Todas las culturas, tanto las más igualitarias como las más desiguales, han sabido criar niños y niñas razonablemente felices que se han convertido en adultos razonablemente responsables y competentes. Especialmente aquellas que no les han separado drásticamente de la vida comunitaria y que les han enseñado gradualmente a crecer desde la participación guiada, sin pensar que algunos deberían ser seleccionados por encima de otros a partir de competencias arbitrarias que les darían mayor o menor valor social…

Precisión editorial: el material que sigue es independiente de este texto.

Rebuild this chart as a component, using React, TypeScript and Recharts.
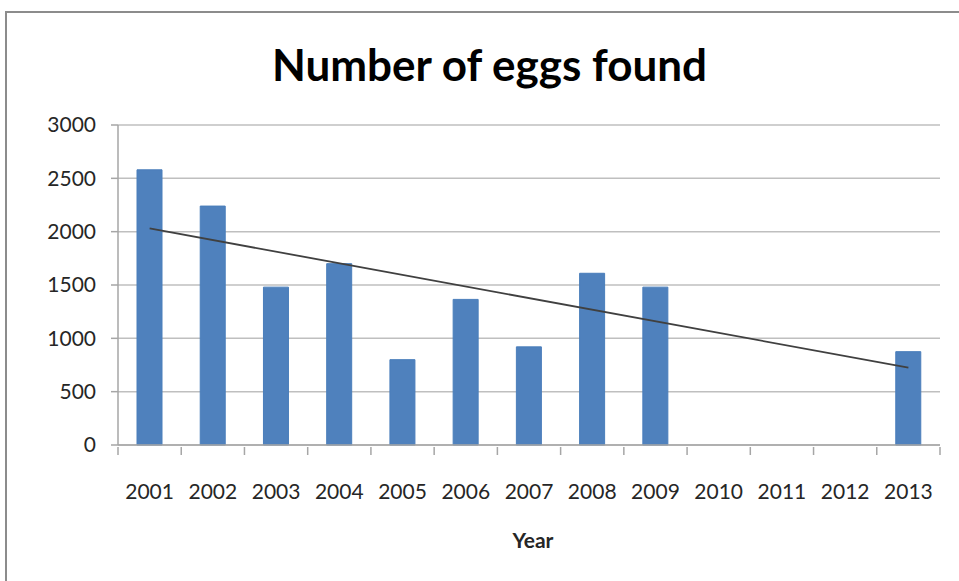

Si tienen adultos que les quieran y les ayuden a madurar, niños, niñas y jóvenes saldrán de esto fortalecidos, más capaces de pensar en su comportamiento como parte del bien común, con responsabilidad y cooperación, comenzando por su propio hogar. Habrá sido una aventura, con los sacrificios que comporta cuando no es unas una ficción, y habrán aprendido de ella muchas cosas -por ejemplo, a comparar desde nuevos parámetros y a comenzar a asumir la incertidumbre del mundo adulto. Con solo papel y lápiz, pocos juguetes, apenas algunos libros o únicamente con la imaginación aplicada a cualquier objeto cotidiano han crecido generaciones enfrentadas a retos más duros.
Finalmente, que los padres no puedan prestarles atención continuamente al margen de las tareas de producción y cuidado -con más o menos recursos, y dedicándose a trabajos diversos, intentando teletrabajar, o teniendo que salir a realizar las más variadas y desiguales ocupaciones- ha sido la realidad que hemos vivido la mayoría de gente adulta de hoy en día, que no tuvimos a los padres de monitores de tiempo libre a todas horas y en exclusiva, y no por ello hemos carecido de relaciones valiosas y vínculos insubstituibles en nuestras vidas. Sin embargo, también es cierto que la crianza se entendía como una responsabilidad comunitaria, mucho más distribuida.
Todas deseamos que esta pesadilla termine, que podamos salir de ella con mayor conciencia social y reinventarnos. Por todo ello, esta es también una buena oportunidad para revisar los éxitos y fracasos de nuestras prácticas de crianza y los objetivos que persiguen, al tiempo que luchamos por transformar desde la solidaridad el modelo de globalización y bienestar de unos cuantos que, precisamente, malogra muchas infancias en todo el mundo y que, probablemente, nos ha llevado también a esta pandemia.